Author - Abraham Merritt

From Wikipedia: Abraham Grace Merritt (January 20, 1884 – August 21, 1943) – known by his byline, A. Merritt – was an American Sunday magazine editor and a writer of fantastic fiction.

The Science Fiction and Fantasy Hall of Fame inducted him in 1999, its fourth class of two deceased and two living writers.

His fiction, eight complete novels and a number of short stories, was only a sideline to his journalism career. One of the best-paid journalists of his era, Merritt made $25,000 per year by 1919, and at the end of his life was earning $100,000 yearly—exceptional sums for the period. His financial success allowed him to pursue world travel—he invested in real estate in Jamaica and Ecuador—and exotic hobbies, like cultivating orchids and plants linked to witchcraft and magic (monkshood, wolfbane, blue datura, peyote, and cannabis).

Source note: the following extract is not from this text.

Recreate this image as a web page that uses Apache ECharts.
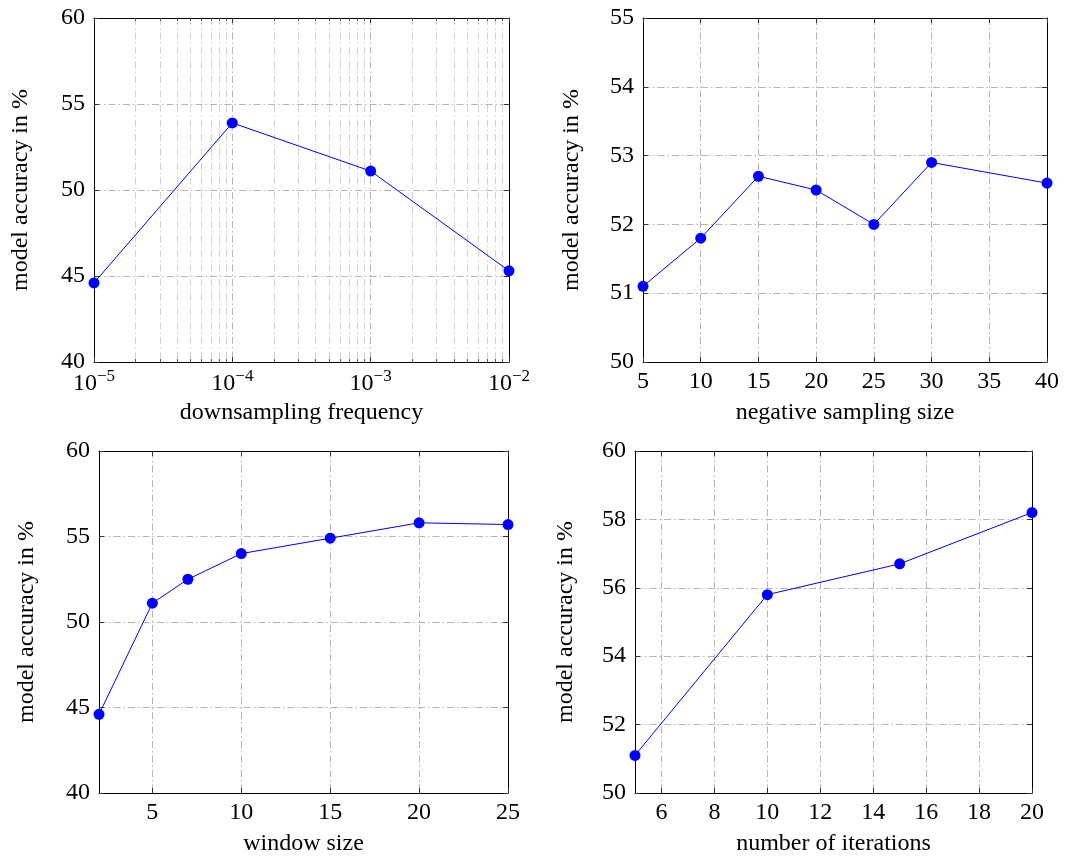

Merritt's writings were heavily influenced by H. Rider Haggard, Robert W. Chambers, Helena Blavatsky and Gertrude Barrows Bennett (writing as Francis Stevens), with Merritt having "emulated Bennett's earlier style and themes."Merritt's stories typically revolve around conventional pulp magazine themes: lost civilizations, hideous monsters, etc. His heroes are gallant Irishmen or Scandinavians, his villains treacherous Germans or Russians and his heroines often virginal, mysterious and scantily clad.

The Metal Monster is the seventh release in the Book.io Classics: Monster Editions. The Metal Monster is a fantasy novel first published in 1920. In this epic adventure, Dr. Goodwin, who is on a botanical expedition in the Himalayas, joins a group saved by a magnificent woman who commands metal animate Things, leading them to a hidden valley occupied by what they name “The Metal Monster.”